▶ WHAT THE TASK REQUIRES
Starting at the top of the listing, extract every line up to and including the one with "const yTicks = [2200, 2700, 3200, 3700, 4200];". Pictures stay out of the copy.

***** GIVEN DATA *****

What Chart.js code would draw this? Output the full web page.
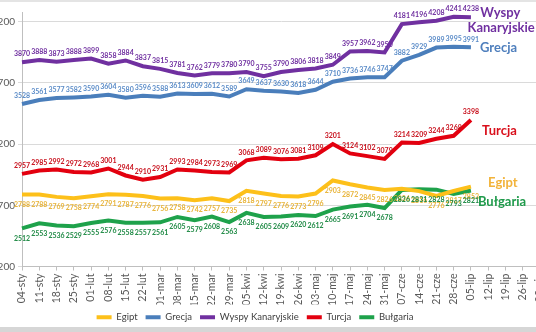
<!DOCTYPE html>
<html>
<head>
<meta charset="utf-8">
<script src="https://cdn.jsdelivr.net/npm/chart.js@4"></script>
<style>
  html, body { margin: 0; padding: 0; background: #fff; overflow: hidden; }
  body { width: 536px; height: 332px; position: relative; }
  .edge-top { position: absolute; left: 0; top: 0; width: 536px; height: 2px; background: #e4e4e4; }
  .edge-bottom { position: absolute; left: 0; top: 327px; width: 536px; height: 5px; background: #d6d6d6; }
  .wrap { position: absolute; left: -30px; top: 0; width: 600px; height: 332px; }
</style>
</head>
<body>
<div class="edge-top"></div>
<div class="wrap"><canvas id="chart"></canvas></div>
<div class="edge-bottom"></div>
<script>
// weekly prices, Jan - Jul
const weeks = ['04-sty', '11-sty', '18-sty', '25-sty', '01-lut', '08-lut', '15-lut', '22-lut',
  '01-mar', '08-mar', '15-mar', '22-mar', '29-mar', '05-kwi', '12-kwi', '19-kwi', '26-kwi',
  '03-maj', '10-maj', '17-maj', '24-maj', '31-maj', '07-cze', '14-cze', '21-cze', '28-cze',
  '05-lip', '12-lip', '19-lip', '26-lip', '02-sie'];

const yTicks = [2200, 2700, 3200, 3700, 4200];

const egipt = [2788, 2788, 2769, 2758, 2774, 2791, 2787, 2776, 2756, 2758, 2742, 2757, 2735,
  2818, 2797, 2776, 2773, 2796, 2903, 2872, 2845, 2826, 2836, 2816, 2776, 2817, 2853];
const grecja = [3528, 3561, 3577, 3582, 3590, 3604, 3580, 3596, 3588, 3613, 3609, 3612, 3589,
  3649, 3637, 3630, 3618, 3644, 3710, 3736, 3746, 3747, 3882, 3929, 3989, 3995, 3991];
const wyspy = [3870, 3888, 3873, 3888, 3899, 3858, 3884, 3837, 3815, 3781, 3762, 3779, 3780,
  3790, 3755, 3790, 3806, 3818, 3849, 3957, 3962, 3950, 4181, 4196, 4208, 4241, 4238];
const turcja = [2957, 2985, 2992, 2972, 2968, 3001, 2944, 2910, 2931, 2993, 2984, 2973, 2969,
  3068, 3089, 3076, 3081, 3109, 3201, 3124, 3102, 3079, 3214, 3209, 3244, 3268, 3398];
const bulgaria = [2512, 2553, 2536, 2529, 2555, 2576, 2558, 2557, 2561, 2605, 2579, 2608, 2563,
  2638, 2605, 2609, 2620, 2612, 2665, 2691, 2704, 2678, 2826, 2831, 2828, 2793, 2821];

const FONT = 'Lato, "Liberation Sans", sans-serif';

// small value labels next to every point
const pointLabels = {
  id: 'pointLabels',
  afterDatasetsDraw(chart) {
    const ctx = chart.ctx;
    ctx.save();
    ctx.font = 'bold 7px ' + FONT;
    ctx.textAlign = 'center';
    ctx.textBaseline = 'middle';
    chart.data.datasets.forEach((ds, i) => {
      const meta = chart.getDatasetMeta(i);
      ctx.fillStyle = ds.labelColor;
      meta.data.forEach((pt, j) => {
        ctx.fillText(ds.data[j], pt.x, pt.y + ds.labelShift);
      });
    });
    ctx.restore();
  }
};

// series names written at the right end of the lines
const endNames = [
  { text: 'Wyspy', color: '#7030a0', at: 27.7, value: 4273 },
  { text: 'Kanaryjskie', color: '#7030a0', at: 27.75, value: 4152 },
  { text: 'Grecja', color: '#4f7fbd', at: 27.6, value: 3990 },
  { text: 'Turcja', color: '#d9101c', at: 27.65, value: 3305 },
  { text: 'Egipt', color: '#f2b33a', at: 27.85, value: 2885 },
  { text: 'Bułgaria', color: '#1f9a4b', at: 27.8, value: 2732 }
];

const seriesNames = {
  id: 'seriesNames',
  afterDatasetsDraw(chart) {
    const ctx = chart.ctx;
    const xs = chart.scales.x, ys = chart.scales.y;
    ctx.save();
    ctx.font = 'bold 13px ' + FONT;
    ctx.textAlign = 'center';
    ctx.textBaseline = 'middle';
    endNames.forEach(n => {
      ctx.fillStyle = n.color;
      ctx.fillText(n.text, xs.getPixelForValue(n.at), ys.getPixelForValue(n.value));
    });
    ctx.restore();
  }
};

function series(label, data, color, labelColor, labelShift) {
  return {
    label, data,
    borderColor: color,
    backgroundColor: color,
    borderWidth: 4,
    pointRadius: 0,
    pointStyle: 'line',
    tension: 0,
    labelColor, labelShift
  };
}

new Chart(document.getElementById('chart'), {
  type: 'line',
  data: {
    labels: weeks,
    datasets: [
      series('Egipt', egipt, '#fdc01a', '#e8b43a', 10),
      series('Grecja', grecja, '#4a7ebb', '#5b8cc8', -8),
      series('Wyspy Kanaryjskie', wyspy, '#7030a0', '#7030a0', -8),
      series('Turcja', turcja, '#e3000f', '#c8101c', -8),
      series('Bułgaria', bulgaria, '#1ea24b', '#1f8a45', 10)
    ]
  },
  options: {
    responsive: true,
    maintainAspectRatio: false,
    animation: false,
    devicePixelRatio: 1,
    layout: { padding: { top: 12, right: 30, left: 0, bottom: 0 } },
    plugins: {
      tooltip: { enabled: false },
      legend: {
        position: 'bottom',
        labels: {
          usePointStyle: true,
          pointStyleWidth: 15,
          padding: 8,
          color: '#404040',
          font: { family: FONT, size: 9.5 }
        }
      }
    },
    scales: {
      x: {
        offset: false,
        grid: { drawOnChartArea: false, drawTicks: true, tickLength: 4, color: '#bfbfbf' },
        border: { color: '#bfbfbf' },
        ticks: {
          autoSkip: false, minRotation: 90, maxRotation: 90, padding: 3,
          color: '#595959', font: { family: FONT, size: 10.5 }
        },
        afterFit(s) { s.height = 38; }
      },
      y: {
        min: 2200,
        max: 4280,
        grid: { color: '#dadada', tickLength: 4 },
        border: { color: '#bfbfbf' },
        ticks: {
          padding: 3, autoSkip: false,
          color: '#595959', font: { family: FONT, size: 10 }
        },
        afterBuildTicks(s) { s.ticks = yTicks.map(v => ({ value: v })); },
        afterFit(s) { s.width = 52; }
      }
    }
  },
  plugins: [pointLabels, seriesNames]
});
</script>
</body>
</html>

*****

▶ THE REPLY
What Chart.js code would draw this? Output the full web page.
<!DOCTYPE html>
<html>
<head>
<meta charset="utf-8">
<script src="https://cdn.jsdelivr.net/npm/chart.js@4"></script>
<style>
  html, body { margin: 0; padding: 0; background: #fff; overflow: hidden; }
  body { width: 536px; height: 332px; position: relative; }
  .edge-top { position: absolute; left: 0; top: 0; width: 536px; height: 2px; background: #e4e4e4; }
  .edge-bottom { position: absolute; left: 0; top: 327px; width: 536px; height: 5px; background: #d6d6d6; }
  .wrap { position: absolute; left: -30px; top: 0; width: 600px; height: 332px; }
</style>
</head>
<body>
<div class="edge-top"></div>
<div class="wrap"><canvas id="chart"></canvas></div>
<div class="edge-bottom"></div>
<script>
// weekly prices, Jan - Jul
const weeks = ['04-sty', '11-sty', '18-sty', '25-sty', '01-lut', '08-lut', '15-lut', '22-lut',
  '01-mar', '08-mar', '15-mar', '22-mar', '29-mar', '05-kwi', '12-kwi', '19-kwi', '26-kwi',
  '03-maj', '10-maj', '17-maj', '24-maj', '31-maj', '07-cze', '14-cze', '21-cze', '28-cze',
  '05-lip', '12-lip', '19-lip', '26-lip', '02-sie'];

const yTicks = [2200, 2700, 3200, 3700, 4200];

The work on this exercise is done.